Con ETA o sin ETA (mil veces mejor ahora, que ha cerrado por derribo), con Cataluña dialogada y estabilizada (lo que sucederá tarde o temprano, que así no podemos seguir)... las Españas seguirán necesitando imperiosamente ordenarse y organizarse para convivir sin andar mirándose de reojo ni tirarse a la cara agravios, quejas, lloros e insultos.

El problema es consecuencia de la actual Constitución, que propone un modelo territorial fruto de la necesidad y la urgencia del momento (del 78, quiero decir). Complicado e improvisado en no pocos aspectos. Por eso el tal modelo contiene al mismo tiempo y en desparramado montón elementos confederales, federales, de pura descentralización administrativa y centralistas sin más. Demasiado batiburrillo.

Los privilegios forales del País Vasco y Navarra han permitido al primero construir algo que suelo equiparar a los estados libres asociados como Baviera. Y no, no fue porque el PNV recogiera las nueces del árbol que le agitaban los terroristas, sino mediante pactos (con el PSOE y con el PP), arreglos y hábiles jugadas tácticas y estratégicas. Todavía dura la martingala, como se está viendo en la negociación de los presupuestos de este año.
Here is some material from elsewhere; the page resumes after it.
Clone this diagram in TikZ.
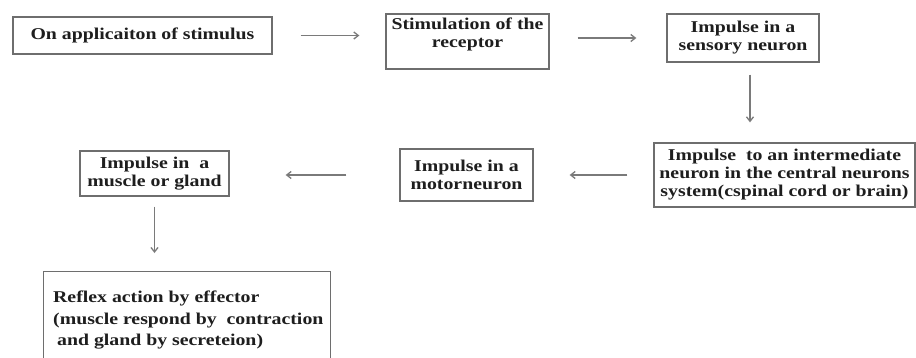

Cataluña, Andalucía y Galicia (las del 151) obtuvieron un estatus federalizante solo malogrado por la renuencia de la Administración central a crear un sistema de verdadera corresponsabilidad fiscal. Las del 143, como Aragón, se aproximaron mal que bien a la misma situación pero sin alcanzar nunca el prometido paraíso autonómico porque carecieron de impulso, peso político (electoral) y objetivos claros. Madrid se quedó ahí, dueña de todas las sedes gubernamentales y administrativas, lugar obligado para las grandes decisiones, nodo neurálgico de una red de comunicaciones absolutamente radial... y sin tener que echarse a las espaldas la enorme y semivacía Castilla-La Mancha.

Este rompecabezas debe ser simplificado y ceñido de una vez a patrones más justos, más transparentes y más razonables. Sin miedo.